David Nash
- Birth name: David Nash
- Date of birth: 15 July 1939
- Place of birth: Markham, Wales
- Date of death: 30 October 2016 (aged 77)
- School: Nantyglo Grammar
- University: Cardiff College of Education

Rugby union career
- Position(s): No. 8

Amateur team(s)
- Years: Team / Apps / (Points)
- Cardiff Athletic /  / ()
- –: Crumlin RFC /  / ()
- –: Ebbw Vale RFC /  / ()
- –: Barbarian F.C. /  / ()
- –: Monmouthshire /  / ()

International career
- Years: Team / Apps / (Points)
- 1960–1962: Wales / 6 / (0)
- 1962: British Lions / 0 / (0)

= David Nash (rugby union) =

British Lions & Wales international rugby union footballer

David Nash (15 July 1939 – 30 October 2016) was a Wales international rugby union player.
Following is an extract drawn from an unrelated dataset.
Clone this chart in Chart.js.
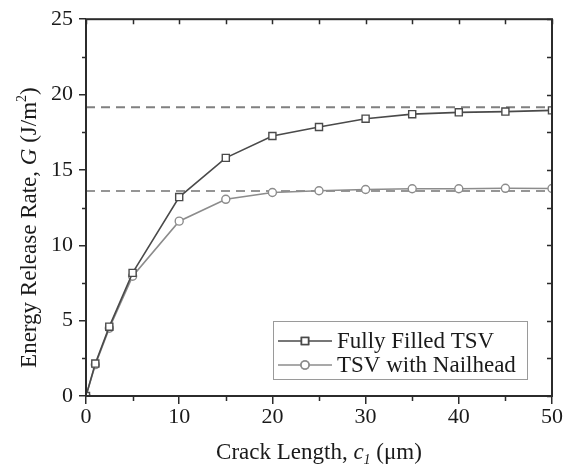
<!DOCTYPE html>
<html>
<head>
<meta charset="utf-8">
<script src="https://cdn.jsdelivr.net/npm/chart.js@4.4.0/dist/chart.umd.min.js"></script>
<style>
html,body{margin:0;padding:0;background:#fff}
</style>
</head>
<body>
<canvas id="Chart" width="563" height="473"></canvas>
<script>
// crack length c1 (um) and energy release rate G (J/m^2)
const crackLength=[0,1,2.5,5,10,15,20,25,30,35,40,45,50];
const fullyFilled=[0,2.15,4.6,8.17,13.2,15.8,17.25,17.85,18.4,18.7,18.82,18.87,18.95];
const nailhead=[0,2.08,4.5,7.95,11.6,13.05,13.5,13.62,13.7,13.75,13.75,13.78,13.77];
const limits=[19.15,13.6];
const seriesNames=['Fully Filled TSV','TSV with Nailhead'];
const xRange=[0,50];
const yRange=[0,25];

const serif='"Liberation Serif", "Times New Roman", serif';
const dark='#4a4a4a', light='#8c8c8c', axisCol='#2b2b2b';

const pts=(xs,ys)=>xs.map((x,i)=>({x:x,y:ys[i]}));
const limitLine=v=>xRange.map(x=>({x:x,y:v}));

function drawRich(ctx,parts,x,y){
    let w=0;
    parts.forEach(p=>{ctx.font=p.font; w+=ctx.measureText(p.t).width;});
    let cx=x-w/2;
    parts.forEach(p=>{
        ctx.font=p.font;
        ctx.fillText(p.t,cx,y+(p.dy||0));
        cx+=ctx.measureText(p.t).width;
    });
}

const framePlugin={
    id:'frame',
    afterDatasetsDraw(chart){
        const ctx=chart.ctx, a=chart.chartArea;
        const xs=chart.scales.x, ys=chart.scales.y;
        ctx.save();
        ctx.strokeStyle=axisCol;
        ctx.lineWidth=2;
        ctx.strokeRect(a.left,a.top,a.right-a.left,a.bottom-a.top);
        ctx.lineWidth=1.5;
        ctx.beginPath();
        // x ticks: minor outward at bottom, all inward at top
        for(let v=xRange[0];v<=xRange[1];v+=5){
            const px=Math.round(xs.getPixelForValue(v))+0.5;
            if(v%10!==0){ctx.moveTo(px,a.bottom);ctx.lineTo(px,a.bottom+5);}
            ctx.moveTo(px,a.top);ctx.lineTo(px,a.top+5);
        }
        for(let v=yRange[0];v<=yRange[1];v+=2.5){
            const py=Math.round(ys.getPixelForValue(v))+0.5;
            if(v%5!==0){ctx.moveTo(a.left,py);ctx.lineTo(a.left-4,py);}
            ctx.moveTo(a.right,py);ctx.lineTo(a.right-5,py);
        }
        ctx.stroke();

        // legend
        const lx=273, ly=321, lw=254, lh=58;
        ctx.fillStyle='#fff';
        ctx.fillRect(lx,ly,lw,lh);
        ctx.strokeStyle='#9a9a9a';
        ctx.lineWidth=1;
        ctx.strokeRect(lx+0.5,ly+0.5,lw,lh);
        const rows=[{ds:chart.data.datasets[0],y:ly+20},{ds:chart.data.datasets[1],y:ly+44}];
        rows.forEach(r=>{
            ctx.strokeStyle=r.ds.borderColor;
            ctx.lineWidth=r.ds.borderWidth;
            ctx.beginPath();
            ctx.moveTo(lx+5,r.y);ctx.lineTo(lx+59,r.y);
            ctx.stroke();
            Chart.helpers.drawPoint(ctx,{pointStyle:r.ds.pointStyle,radius:r.ds.pointRadius,borderWidth:r.ds.pointBorderWidth},lx+32,r.y);
            ctx.fillStyle='#fff';
            ctx.fill();
            ctx.stroke();
            ctx.fillStyle='#1a1a1a';
            ctx.font='23px '+serif;
            ctx.textAlign='left';
            ctx.textBaseline='middle';
            ctx.fillText(r.ds.label,lx+64,r.y+1);
        });
        ctx.restore();
    },
    afterDraw(chart){
        const ctx=chart.ctx, a=chart.chartArea;
        ctx.save();
        ctx.fillStyle='#1a1a1a';
        ctx.textBaseline='alphabetic';
        ctx.textAlign='left';
        const f='23px '+serif, fi='italic 23px '+serif, fs='italic 14px '+serif, fsup='14px '+serif;
        drawRich(ctx,[
            {t:'Crack Length, ',font:f},
            {t:'c',font:fi},
            {t:'1',font:fs,dy:5},
            {t:' (\u03bcm)',font:f}
        ],(a.left+a.right)/2,459);
        ctx.translate(36,(a.top+a.bottom)/2+20);
        ctx.rotate(-Math.PI/2);
        drawRich(ctx,[
            {t:'Energy Release Rate, ',font:f},
            {t:'G',font:fi},
            {t:' (J/m',font:f},
            {t:'2',font:fsup,dy:-10},
            {t:')',font:f}
        ],0,0);
        ctx.restore();
    }
};

new Chart(document.getElementById('Chart'),{
    type:'line',
    data:{
        datasets:[{
            label:seriesNames[0],
            data:pts(crackLength,fullyFilled),
            borderColor:dark,
            backgroundColor:'#fff',
            borderWidth:1.6,
            pointStyle:'rect',
            pointRadius:5,
            pointBorderWidth:1.4,
            pointBackgroundColor:'#fff',
            order:1
        },{
            label:seriesNames[1],
            data:pts(crackLength,nailhead),
            borderColor:light,
            backgroundColor:'#fff',
            borderWidth:1.6,
            pointStyle:'circle',
            pointRadius:4,
            pointBorderWidth:1.4,
            pointBackgroundColor:'#fff',
            order:2
        },{
            label:'limit1',
            data:limitLine(limits[0]),
            borderColor:'#808080',
            borderWidth:2,
            borderDash:[9,6],
            pointRadius:0,
            order:3
        },{
            label:'limit2',
            data:limitLine(limits[1]),
            borderColor:'#959595',
            borderWidth:2,
            borderDash:[9,6],
            pointRadius:0,
            order:3
        }]
    },
    options:{
        responsive:false,
        animation:false,
        layout:{padding:{left:0,top:19,right:11,bottom:0}},
        plugins:{legend:{display:false},tooltip:{enabled:false}},
        scales:{
            x:{
                type:'linear',
                min:xRange[0],max:xRange[1],
                ticks:{stepSize:10,color:'#1a1a1a',padding:0,maxRotation:0,font:{family:serif,size:22}},
                grid:{drawOnChartArea:false,tickLength:8,color:axisCol,lineWidth:1.5},
                border:{display:false},
                afterFit(s){s.height=77;}
            },
            y:{
                min:yRange[0],max:yRange[1],
                ticks:{stepSize:5,color:'#1a1a1a',padding:6,font:{family:serif,size:22}},
                grid:{drawOnChartArea:false,tickLength:7,color:axisCol,lineWidth:1.5},
                border:{display:false},
                afterFit(s){s.width=86;}
            }
        }
    },
    plugins:[framePlugin]
});
</script>
</body>
</html>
A number 8 forward, he attained 6 caps for Wales between 1960 and 1961. Nash was selected for the 1962 British Lions tour of South Africa. He played his club rugby for Ebbw Vale.

In 1967 Nash was appointed as the first honorary national coach of the Wales national rugby union team. He was appointed to coach Wales for the season, but having won one and drawn one out of the five international matches played, he resigned when the Welsh Rugby Union refused to allow him to accompany Wales on their 1968 tour of Argentina. Eventually, the WRU reversed their decision, appointing Clive Rowlands to tour as coach. He died in 2016, aged 77.